▶ **Record extracts**
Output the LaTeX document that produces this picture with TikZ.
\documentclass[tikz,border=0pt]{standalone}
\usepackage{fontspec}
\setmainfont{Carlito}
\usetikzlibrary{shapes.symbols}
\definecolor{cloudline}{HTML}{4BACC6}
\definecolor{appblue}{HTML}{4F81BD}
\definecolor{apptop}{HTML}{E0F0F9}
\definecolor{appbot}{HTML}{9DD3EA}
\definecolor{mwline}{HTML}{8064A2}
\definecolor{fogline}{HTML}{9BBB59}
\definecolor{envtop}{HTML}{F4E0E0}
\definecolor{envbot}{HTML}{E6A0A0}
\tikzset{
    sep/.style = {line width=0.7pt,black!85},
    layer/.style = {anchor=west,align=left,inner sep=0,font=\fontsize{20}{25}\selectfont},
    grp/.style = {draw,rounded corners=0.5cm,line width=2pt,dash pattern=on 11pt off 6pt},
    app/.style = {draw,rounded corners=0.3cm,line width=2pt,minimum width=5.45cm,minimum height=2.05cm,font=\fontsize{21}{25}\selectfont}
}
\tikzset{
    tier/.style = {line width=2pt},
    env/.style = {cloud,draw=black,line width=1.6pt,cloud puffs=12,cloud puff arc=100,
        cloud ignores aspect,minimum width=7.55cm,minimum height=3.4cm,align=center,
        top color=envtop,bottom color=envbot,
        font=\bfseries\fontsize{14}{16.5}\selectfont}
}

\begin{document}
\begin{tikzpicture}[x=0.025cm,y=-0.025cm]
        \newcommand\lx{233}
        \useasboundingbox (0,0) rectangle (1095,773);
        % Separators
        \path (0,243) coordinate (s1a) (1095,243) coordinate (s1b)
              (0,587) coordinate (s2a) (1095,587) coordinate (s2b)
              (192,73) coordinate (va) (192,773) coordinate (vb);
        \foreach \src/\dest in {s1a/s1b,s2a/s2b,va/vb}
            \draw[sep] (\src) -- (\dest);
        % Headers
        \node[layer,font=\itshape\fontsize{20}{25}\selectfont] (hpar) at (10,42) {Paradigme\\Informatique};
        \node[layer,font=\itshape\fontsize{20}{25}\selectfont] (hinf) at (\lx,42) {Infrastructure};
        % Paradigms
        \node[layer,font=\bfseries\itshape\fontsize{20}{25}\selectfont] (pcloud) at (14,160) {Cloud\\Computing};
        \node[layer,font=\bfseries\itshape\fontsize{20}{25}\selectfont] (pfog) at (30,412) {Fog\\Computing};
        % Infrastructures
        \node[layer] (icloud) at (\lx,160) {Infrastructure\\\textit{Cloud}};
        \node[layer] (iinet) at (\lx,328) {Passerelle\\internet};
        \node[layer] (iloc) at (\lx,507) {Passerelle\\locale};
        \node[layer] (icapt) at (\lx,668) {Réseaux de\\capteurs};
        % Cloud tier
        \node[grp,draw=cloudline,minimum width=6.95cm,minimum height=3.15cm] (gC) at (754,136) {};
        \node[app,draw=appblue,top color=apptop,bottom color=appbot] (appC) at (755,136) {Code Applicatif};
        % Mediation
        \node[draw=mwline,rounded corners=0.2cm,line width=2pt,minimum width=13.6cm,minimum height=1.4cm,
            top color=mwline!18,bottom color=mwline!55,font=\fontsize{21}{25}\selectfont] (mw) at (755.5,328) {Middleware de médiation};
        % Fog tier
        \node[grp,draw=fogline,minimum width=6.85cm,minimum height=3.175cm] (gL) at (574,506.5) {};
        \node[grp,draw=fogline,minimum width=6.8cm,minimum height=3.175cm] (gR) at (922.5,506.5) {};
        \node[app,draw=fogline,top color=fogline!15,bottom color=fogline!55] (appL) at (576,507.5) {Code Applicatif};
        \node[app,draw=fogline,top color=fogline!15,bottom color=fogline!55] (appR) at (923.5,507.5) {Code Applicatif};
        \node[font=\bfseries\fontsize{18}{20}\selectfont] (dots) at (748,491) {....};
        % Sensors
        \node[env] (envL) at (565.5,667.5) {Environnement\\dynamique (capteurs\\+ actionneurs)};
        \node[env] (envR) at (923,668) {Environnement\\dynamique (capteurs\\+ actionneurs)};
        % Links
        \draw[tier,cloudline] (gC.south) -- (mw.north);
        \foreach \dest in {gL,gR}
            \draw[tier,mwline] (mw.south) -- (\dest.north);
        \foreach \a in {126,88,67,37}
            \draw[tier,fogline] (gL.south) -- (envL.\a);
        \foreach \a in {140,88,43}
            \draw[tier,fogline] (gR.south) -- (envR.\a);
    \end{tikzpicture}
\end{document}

==

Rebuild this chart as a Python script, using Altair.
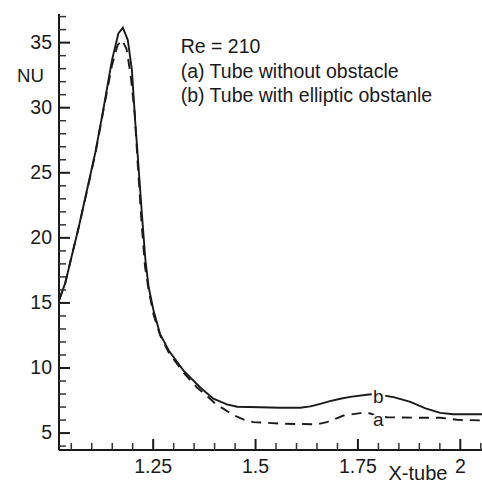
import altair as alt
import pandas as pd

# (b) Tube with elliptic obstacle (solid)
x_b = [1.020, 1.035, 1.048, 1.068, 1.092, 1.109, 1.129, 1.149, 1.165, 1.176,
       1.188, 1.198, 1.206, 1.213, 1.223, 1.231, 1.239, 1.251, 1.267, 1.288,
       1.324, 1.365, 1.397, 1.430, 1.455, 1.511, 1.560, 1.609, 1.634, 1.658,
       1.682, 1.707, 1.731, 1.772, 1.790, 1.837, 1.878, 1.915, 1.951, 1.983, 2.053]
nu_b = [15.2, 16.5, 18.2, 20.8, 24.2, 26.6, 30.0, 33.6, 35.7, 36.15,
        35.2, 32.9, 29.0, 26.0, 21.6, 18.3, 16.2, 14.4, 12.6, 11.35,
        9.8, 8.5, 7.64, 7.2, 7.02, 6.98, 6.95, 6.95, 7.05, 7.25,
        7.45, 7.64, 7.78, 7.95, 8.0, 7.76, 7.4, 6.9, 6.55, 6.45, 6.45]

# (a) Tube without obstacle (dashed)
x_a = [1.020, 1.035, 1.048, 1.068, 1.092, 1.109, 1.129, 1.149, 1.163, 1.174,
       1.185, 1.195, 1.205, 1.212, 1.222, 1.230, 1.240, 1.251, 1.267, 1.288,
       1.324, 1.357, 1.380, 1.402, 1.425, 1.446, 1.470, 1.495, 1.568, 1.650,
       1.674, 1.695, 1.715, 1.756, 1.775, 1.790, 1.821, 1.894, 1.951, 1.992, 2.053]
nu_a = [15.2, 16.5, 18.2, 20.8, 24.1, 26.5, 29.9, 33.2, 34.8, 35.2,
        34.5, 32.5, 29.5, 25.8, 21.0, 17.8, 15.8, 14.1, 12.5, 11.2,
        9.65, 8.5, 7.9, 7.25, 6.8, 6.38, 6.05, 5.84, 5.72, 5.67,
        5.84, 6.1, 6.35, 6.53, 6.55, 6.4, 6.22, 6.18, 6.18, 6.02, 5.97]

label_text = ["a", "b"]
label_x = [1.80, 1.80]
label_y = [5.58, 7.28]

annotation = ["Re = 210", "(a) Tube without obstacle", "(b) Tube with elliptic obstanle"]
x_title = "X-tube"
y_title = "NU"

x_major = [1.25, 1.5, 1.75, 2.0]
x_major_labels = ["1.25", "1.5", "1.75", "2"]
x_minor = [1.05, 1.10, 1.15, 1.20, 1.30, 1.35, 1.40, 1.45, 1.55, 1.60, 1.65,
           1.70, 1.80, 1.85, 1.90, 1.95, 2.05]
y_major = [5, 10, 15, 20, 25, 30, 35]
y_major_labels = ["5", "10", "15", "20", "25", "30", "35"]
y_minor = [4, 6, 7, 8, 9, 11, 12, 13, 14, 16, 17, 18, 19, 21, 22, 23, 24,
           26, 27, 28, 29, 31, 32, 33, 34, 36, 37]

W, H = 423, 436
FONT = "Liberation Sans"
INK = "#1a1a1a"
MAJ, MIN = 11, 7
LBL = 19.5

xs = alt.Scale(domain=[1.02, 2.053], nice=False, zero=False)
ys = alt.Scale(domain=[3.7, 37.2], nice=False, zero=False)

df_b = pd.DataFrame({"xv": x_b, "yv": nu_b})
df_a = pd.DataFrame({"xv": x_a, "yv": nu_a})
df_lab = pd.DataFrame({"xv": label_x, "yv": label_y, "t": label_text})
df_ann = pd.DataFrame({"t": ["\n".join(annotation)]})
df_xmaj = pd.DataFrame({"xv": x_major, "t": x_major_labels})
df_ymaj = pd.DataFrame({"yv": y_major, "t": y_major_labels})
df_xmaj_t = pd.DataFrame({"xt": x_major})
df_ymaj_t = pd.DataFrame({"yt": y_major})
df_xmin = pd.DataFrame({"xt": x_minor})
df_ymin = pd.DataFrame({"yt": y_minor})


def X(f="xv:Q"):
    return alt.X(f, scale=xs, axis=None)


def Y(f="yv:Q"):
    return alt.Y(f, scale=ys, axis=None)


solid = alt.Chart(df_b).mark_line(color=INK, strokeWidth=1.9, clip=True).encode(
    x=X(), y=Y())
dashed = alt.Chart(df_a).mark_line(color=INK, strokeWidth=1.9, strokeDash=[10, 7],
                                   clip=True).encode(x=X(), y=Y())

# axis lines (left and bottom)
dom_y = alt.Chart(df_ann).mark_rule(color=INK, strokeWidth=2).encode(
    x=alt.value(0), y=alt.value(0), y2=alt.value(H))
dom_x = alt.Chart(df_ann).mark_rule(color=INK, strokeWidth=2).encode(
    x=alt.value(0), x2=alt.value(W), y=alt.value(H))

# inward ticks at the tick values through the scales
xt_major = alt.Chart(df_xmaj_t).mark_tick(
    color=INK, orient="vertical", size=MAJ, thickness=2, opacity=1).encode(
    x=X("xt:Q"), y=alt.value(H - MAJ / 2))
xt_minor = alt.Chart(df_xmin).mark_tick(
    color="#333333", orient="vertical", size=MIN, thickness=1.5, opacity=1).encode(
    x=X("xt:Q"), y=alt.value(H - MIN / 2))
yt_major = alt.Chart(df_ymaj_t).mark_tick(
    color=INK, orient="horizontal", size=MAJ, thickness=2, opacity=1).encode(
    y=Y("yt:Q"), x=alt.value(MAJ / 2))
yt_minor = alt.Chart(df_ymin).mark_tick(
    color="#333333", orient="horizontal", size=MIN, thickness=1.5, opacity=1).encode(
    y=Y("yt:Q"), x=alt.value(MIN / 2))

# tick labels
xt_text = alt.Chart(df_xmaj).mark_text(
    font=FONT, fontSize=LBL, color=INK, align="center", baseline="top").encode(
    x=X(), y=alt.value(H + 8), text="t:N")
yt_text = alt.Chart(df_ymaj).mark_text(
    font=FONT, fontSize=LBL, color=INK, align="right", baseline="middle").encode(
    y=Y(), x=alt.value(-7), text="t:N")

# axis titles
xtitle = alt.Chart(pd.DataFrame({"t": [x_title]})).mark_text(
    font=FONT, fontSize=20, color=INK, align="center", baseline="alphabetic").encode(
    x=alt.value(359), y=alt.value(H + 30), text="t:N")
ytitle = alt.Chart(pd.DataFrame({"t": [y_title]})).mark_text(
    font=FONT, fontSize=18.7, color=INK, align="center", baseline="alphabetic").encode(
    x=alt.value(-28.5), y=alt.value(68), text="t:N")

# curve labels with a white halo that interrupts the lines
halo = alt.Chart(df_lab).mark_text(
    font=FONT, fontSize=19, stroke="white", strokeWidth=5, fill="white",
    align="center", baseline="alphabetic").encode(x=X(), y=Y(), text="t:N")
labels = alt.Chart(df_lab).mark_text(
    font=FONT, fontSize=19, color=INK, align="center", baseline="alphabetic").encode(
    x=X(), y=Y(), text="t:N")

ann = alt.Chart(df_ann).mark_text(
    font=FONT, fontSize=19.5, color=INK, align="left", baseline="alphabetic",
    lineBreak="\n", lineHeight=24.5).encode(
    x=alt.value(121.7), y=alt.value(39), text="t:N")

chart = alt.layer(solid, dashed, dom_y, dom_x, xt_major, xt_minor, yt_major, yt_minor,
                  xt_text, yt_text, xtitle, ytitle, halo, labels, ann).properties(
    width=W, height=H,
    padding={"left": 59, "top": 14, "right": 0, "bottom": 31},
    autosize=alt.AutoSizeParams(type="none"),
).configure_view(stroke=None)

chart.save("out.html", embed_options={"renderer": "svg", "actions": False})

▶ **Task details**
Copy all lines from the material that contain "this".

▶ **Result of the task**
Output the LaTeX document that produces this picture with TikZ.
Rebuild this chart as a Python script, using Altair.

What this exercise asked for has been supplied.